DATASET EXTRACT:

- - -

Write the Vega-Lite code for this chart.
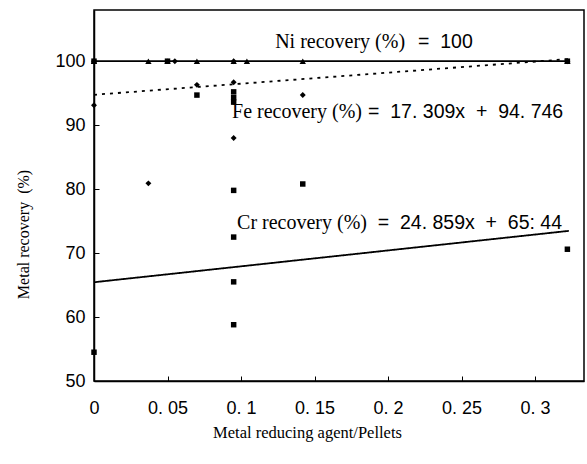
{
  "$schema": "https://vega.github.io/schema/vega-lite/v6.json",
  "autosize": {"type": "none"},
  "padding": {"left": 94, "top": 10, "right": 3, "bottom": 83},
  "width": 490,
  "height": 371,
  "background": "white",
  "config": {"view": {"stroke": "black", "strokeWidth": 1.5}},
  "datasets": {
    "pts": [
      {"metal": "Ni", "x": 0, "y": 100},
      {"metal": "Ni", "x": 0.037, "y": 100},
      {"metal": "Ni", "x": 0.05, "y": 100},
      {"metal": "Ni", "x": 0.07, "y": 100},
      {"metal": "Ni", "x": 0.095, "y": 100},
      {"metal": "Ni", "x": 0.104, "y": 100},
      {"metal": "Ni", "x": 0.142, "y": 100},
      {"metal": "Ni", "x": 0.322, "y": 100},
      {"metal": "Fe", "x": 0, "y": 100},
      {"metal": "Fe", "x": 0, "y": 93.1},
      {"metal": "Fe", "x": 0.037, "y": 80.9},
      {"metal": "Fe", "x": 0.055, "y": 100},
      {"metal": "Fe", "x": 0.07, "y": 96.3},
      {"metal": "Fe", "x": 0.095, "y": 100},
      {"metal": "Fe", "x": 0.095, "y": 96.7},
      {"metal": "Fe", "x": 0.095, "y": 88},
      {"metal": "Fe", "x": 0.142, "y": 94.7},
      {"metal": "Fe", "x": 0.322, "y": 100},
      {"metal": "Cr", "x": 0, "y": 100},
      {"metal": "Cr", "x": 0, "y": 54.5},
      {"metal": "Cr", "x": 0.05, "y": 100},
      {"metal": "Cr", "x": 0.07, "y": 94.7},
      {"metal": "Cr", "x": 0.095, "y": 95.2},
      {"metal": "Cr", "x": 0.095, "y": 94.3},
      {"metal": "Cr", "x": 0.095, "y": 93.6},
      {"metal": "Cr", "x": 0.095, "y": 79.8},
      {"metal": "Cr", "x": 0.095, "y": 72.5},
      {"metal": "Cr", "x": 0.095, "y": 65.5},
      {"metal": "Cr", "x": 0.095, "y": 58.8},
      {"metal": "Cr", "x": 0.142, "y": 80.8},
      {"metal": "Cr", "x": 0.322, "y": 70.6},
      {"metal": "Cr", "x": 0.322, "y": 100}
    ],
    "fits": [
      {"metal": "Ni", "x": 0, "y": 100},
      {"metal": "Ni", "x": 0.323, "y": 100},
      {"metal": "Fe", "x": 0, "y": 94.746},
      {"metal": "Fe", "x": 0.323, "y": 100.337},
      {"metal": "Cr", "x": 0, "y": 65.44},
      {"metal": "Cr", "x": 0.323, "y": 73.47}
    ],
    "labels": [
      {"x": 0.2116, "y": 103.0, "name": "Ni recovery (%)", "x2": 0.2204, "eq": "=\u00a0\u00a0100"},
      {"x": 0.1823, "y": 92.06, "name": "Fe recovery (%)", "x2": 0.1864, "eq": "=\u00a0\u00a017.\u00a0309x\u00a0\u00a0+\u00a0\u00a094.\u00a0746"},
      {"x": 0.1857, "y": 74.7, "name": "Cr recovery (%)", "x2": 0.193, "eq": "=\u00a0\u00a024.\u00a0859x\u00a0\u00a0+\u00a0\u00a065:\u00a044"}
    ]
  },
  "layer": [
    {
      "data": {"name": "fits"},
      "mark": {"type": "line", "color": "black", "strokeWidth": 1.8},
      "encoding": {
        "x": {"field": "x", "type": "quantitative", "scale": {"domain": [0, 0.3333], "nice": false, "zero": false},
          "axis": {"values": [0, 0.05, 0.1, 0.15, 0.2, 0.25, 0.3], "labelExpr": "replace(format(datum.value, '~g'), '.', '.\u00a0')",
            "title": "Metal reducing agent/Pellets", "titleFont": "Liberation Serif", "titleFontSize": 16.5, "titleFontWeight": "normal", "titleColor": "black",
            "titleX": 213, "titleY": 51, "titleBaseline": "middle", "titleAnchor": "middle",
            "labelFont": "Liberation Sans", "labelFontSize": 18, "labelColor": "black", "labelPadding": 23, "labelOverlap": false,
            "tickSize": -5, "tickColor": "black", "domainColor": "black", "domainWidth": 1.5, "grid": false, "labelFlush": false}},
        "y": {"field": "y", "type": "quantitative", "scale": {"domain": [50, 108], "nice": false, "zero": false},
          "axis": {"values": [50, 60, 70, 80, 90, 100],
            "title": "Metal recovery\u00a0\u00a0(%)", "titleFont": "Liberation Serif", "titleFontSize": 16, "titleFontWeight": "normal", "titleColor": "black",
            "titleX": -71, "titleY": 224, "titleBaseline": "middle", "titleAnchor": "middle",
            "labelFont": "Liberation Sans", "labelFontSize": 18, "labelColor": "black", "labelPadding": 14, "labelOverlap": false,
            "tickSize": -5, "tickColor": "black", "domainColor": "black", "domainWidth": 1.5, "grid": false}},
        "detail": {"field": "metal"},
        "strokeDash": {"field": "metal", "type": "nominal", "scale": {"domain": ["Ni", "Fe", "Cr"], "range": [[1, 0], [3, 5], [1, 0]]}, "legend": null}
      }
    },
    {
      "data": {"name": "pts"},
      "mark": {"type": "point", "filled": true, "color": "black", "opacity": 1},
      "encoding": {
        "x": {"field": "x", "type": "quantitative"},
        "y": {"field": "y", "type": "quantitative"},
        "shape": {"field": "metal", "type": "nominal", "scale": {"domain": ["Ni", "Fe", "Cr"], "range": ["triangle-up", "diamond", "square"]}, "legend": null},
        "size": {"field": "metal", "type": "nominal", "scale": {"domain": ["Ni", "Fe", "Cr"], "range": [40, 30, 50]}, "legend": null}
      }
    },
    {
      "data": {"name": "labels"},
      "mark": {"type": "text", "font": "Liberation Serif", "fontSize": 20, "align": "right", "baseline": "middle", "color": "black"},
      "encoding": {
        "x": {"field": "x", "type": "quantitative"},
        "y": {"field": "y", "type": "quantitative"},
        "text": {"field": "name"}
      }
    },
    {
      "data": {"name": "labels"},
      "mark": {"type": "text", "font": "Liberation Sans", "fontSize": 19.5, "align": "left", "baseline": "middle", "color": "black"},
      "encoding": {
        "x": {"field": "x2", "type": "quantitative"},
        "y": {"field": "y", "type": "quantitative"},
        "text": {"field": "eq"}
      }
    }
  ]
}
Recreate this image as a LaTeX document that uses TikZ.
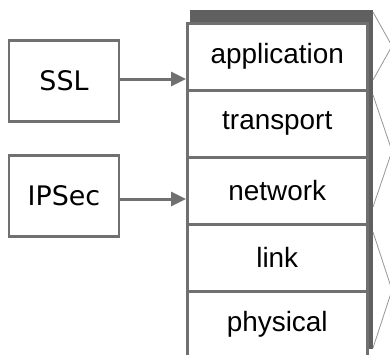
\documentclass[tikz,border=0pt]{standalone}
\usepackage{fontspec}
\setmainfont{Liberation Sans}
\newfontfamily\handfont{DejaVu Sans}
\definecolor{myedge}  {RGB}{112, 112, 112}
\definecolor{myshade} {RGB}{96, 96, 96}
\definecolor{mythin}  {RGB}{150, 150, 150}
\usetikzlibrary{arrows.meta, positioning}

\begin{document}
\begin{tikzpicture}[x=1bp, y=-1bp,
    layer/.style={draw=myedge, line width=2.5bp, fill=white, minimum width=180bp, minimum height=67bp, anchor=north west, inner sep=0pt, font=\fontsize{28}{32}\selectfont},
    proto/.style={draw=myedge, line width=2.5bp, fill=white, minimum width=110bp, minimum height=81bp, inner sep=0pt, font=\handfont\fontsize{27}{30}\selectfont},
    feed/.style={draw=myedge, line width=3bp, -{Triangle[length=15bp, width=14bp]}}]
        \useasboundingbox (0,0) rectangle (390,355);
        \clip (0,0) rectangle (390,355);
        % shadow of the stack
        \fill[myshade] (190,10) rectangle (373,349);
        \foreach \name/\label [count=\i from 0] in {app/application, trans/transport, net/network, link/link, phys/physical}
        {
            \node[layer] (\name) at (186, 22+67*\i) {\label};
        }
        \node[proto] (ssl) at (64,81) {SSL};
        \node[proto] (ipsec) at (64,196) {IPSec};
        \coordinate (sslout) at ([yshift=2bp]ssl.east);
        \coordinate (ipsecout) at ([yshift=-3bp]ipsec.east);
        \draw[feed] (sslout) -- (sslout -| app.west);
        \draw[feed] (ipsecout) -- (ipsecout -| net.west);
        % brackets on the right
        \draw[mythin, line width=0.8bp] (373,12) -- (392,46) -- (373,80);
        \draw[mythin, line width=0.8bp] (373,95) -- (392,151) -- (373,207);
        \draw[mythin, line width=0.8bp] (373,232) -- (392,290) -- (373,348);
    \end{tikzpicture}
\end{document}
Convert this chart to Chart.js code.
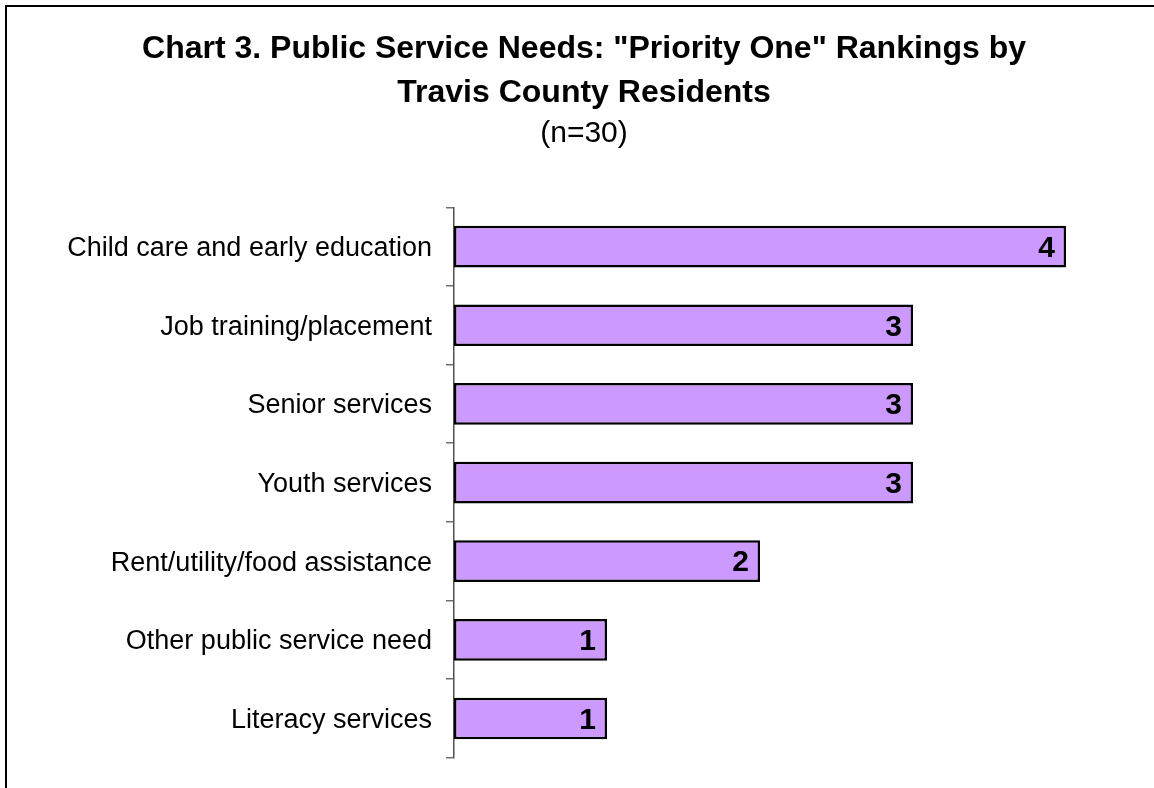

- - -

WHAT THE TASK ASKS:
Produce an exact copy of the lines from the line containing "Recreate this image" through the last line of the records, with no pictures and no other text.

CORRECT RESPONSE:
Recreate this image as a LaTeX document that uses TikZ.
\documentclass[tikz,border=0pt]{standalone}
\usepackage{fontspec}
\setmainfont{Liberation Sans}
\newfontfamily\handfont{DejaVu Sans}
\definecolor{myedge}  {RGB}{112, 112, 112}
\definecolor{myshade} {RGB}{96, 96, 96}
\definecolor{mythin}  {RGB}{150, 150, 150}
\usetikzlibrary{arrows.meta, positioning}

\begin{document}
\begin{tikzpicture}[x=1bp, y=-1bp,
    layer/.style={draw=myedge, line width=2.5bp, fill=white, minimum width=180bp, minimum height=67bp, anchor=north west, inner sep=0pt, font=\fontsize{28}{32}\selectfont},
    proto/.style={draw=myedge, line width=2.5bp, fill=white, minimum width=110bp, minimum height=81bp, inner sep=0pt, font=\handfont\fontsize{27}{30}\selectfont},
    feed/.style={draw=myedge, line width=3bp, -{Triangle[length=15bp, width=14bp]}}]
        \useasboundingbox (0,0) rectangle (390,355);
        \clip (0,0) rectangle (390,355);
        % shadow of the stack
        \fill[myshade] (190,10) rectangle (373,349);
        \foreach \name/\label [count=\i from 0] in {app/application, trans/transport, net/network, link/link, phys/physical}
        {
            \node[layer] (\name) at (186, 22+67*\i) {\label};
        }
        \node[proto] (ssl) at (64,81) {SSL};
        \node[proto] (ipsec) at (64,196) {IPSec};
        \coordinate (sslout) at ([yshift=2bp]ssl.east);
        \coordinate (ipsecout) at ([yshift=-3bp]ipsec.east);
        \draw[feed] (sslout) -- (sslout -| app.west);
        \draw[feed] (ipsecout) -- (ipsecout -| net.west);
        % brackets on the right
        \draw[mythin, line width=0.8bp] (373,12) -- (392,46) -- (373,80);
        \draw[mythin, line width=0.8bp] (373,95) -- (392,151) -- (373,207);
        \draw[mythin, line width=0.8bp] (373,232) -- (392,290) -- (373,348);
    \end{tikzpicture}
\end{document}
Convert this chart to Chart.js code.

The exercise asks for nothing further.